SGML entities

This introduction is provided to help explain some basic concepts of using SGML to writers who are not yet very familiar with SGML and illustrate some of the strategies from SGML that you may use to handle common writing issues. It assumes that you already understand the basic concept of marking up documents in an SGML language that indicates what the content is and not what it should look like and that you know a few acronyms, like DTD (for document type definition) or ISO (International Standards Organization).

BASIC STRUCTURE OF AN SGML DOCUMENT

So what does an SGML document look like? Well, there are at least three different pieces: a main document file, the DTD for that type of document, and the SGML Declaration for that type of document. The main document file can also use any number of other files containing text marked up in SGML or other types of information like graphics or multimedia files.

The SGML declaration contains a lot of esoteric information, but basically describes SGML conventions that are followed in documents of that type. The DTD describes the structure for documents of that type and the set of tags (the language) that mark up the document to define the content and structure. SGML systems need all of this information to read the SGML document correctly.

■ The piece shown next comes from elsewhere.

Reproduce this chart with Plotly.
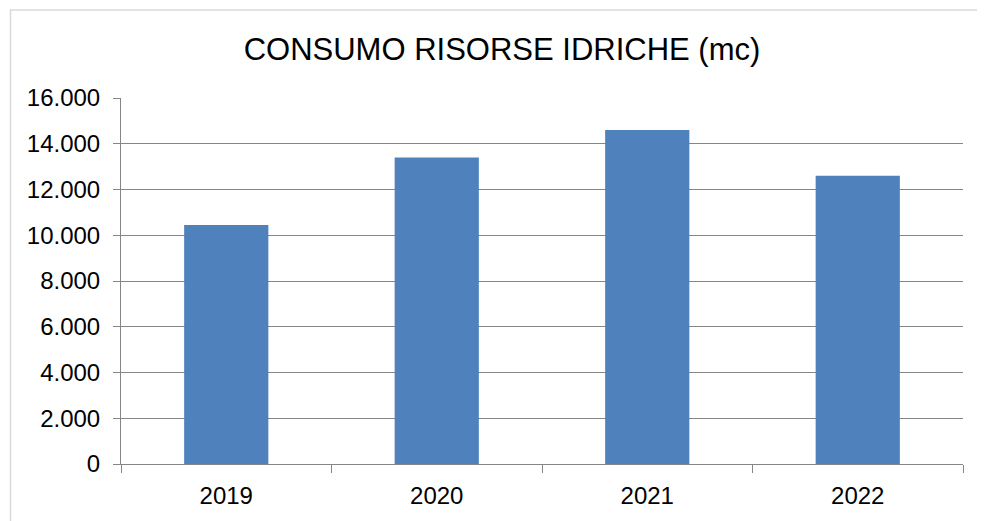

When SGML systems work with SGML documents, they start with the main document:

  1. The main document defines the start and end of your document and identifies the DTD and SGML declaration to use with the document. It also identifies any other files with content that are included in your document.

    The main document starts with a line identifying the DTD for this document that looks something like this:

    <!DOCTYPE  MyDocuments PUBLIC "-//Joan Duvall//DTD Joan's Documents//EN">

    Tags are enclosed in start/end tag characters. The most common characters for this are < (start) and > (end).

    The !DOCTYPE tells SGML systems that this tag identifies the document type for this document.

    MyDocuments is the name of the document type and is always the name of the beginning and ending tags for documents that use this DTD. All of the content for the document comes between these tags.

    PUBLIC and the long strange name in quotes identifies the file for the DTD and for the SGML declaration. This is called a formal public ID, or FPI. An explanation of FPIs comes later.

  2. Inside the document type declaration, a document can also have other declarations of information that can be used in the document. This is known as the internal subset and is contained inside brackets [ and ] after the DTD identifier and before the end tag character. It would then look like this:

    <!DOCTYPE  MyDocuments PUBLIC "-//Joan Duvall//DTD Joan's Documents//EN" [
    ...some other declarations here...
    ]>
  3. After the document type declaration comes the document. All of the content for your document must be enclosed in a beginning and ending tag that matches the document type. In our example, this looks like:

    <MyDocuments> ... the content of your document ... </MyDocuments>

    Tags that enclose contents have a start tag like <MyDocuments> and an end tag </MyDocuments> that use the same name but the slash identifies the end tag. Tag names are also known as elements or generic identifiers (gi's).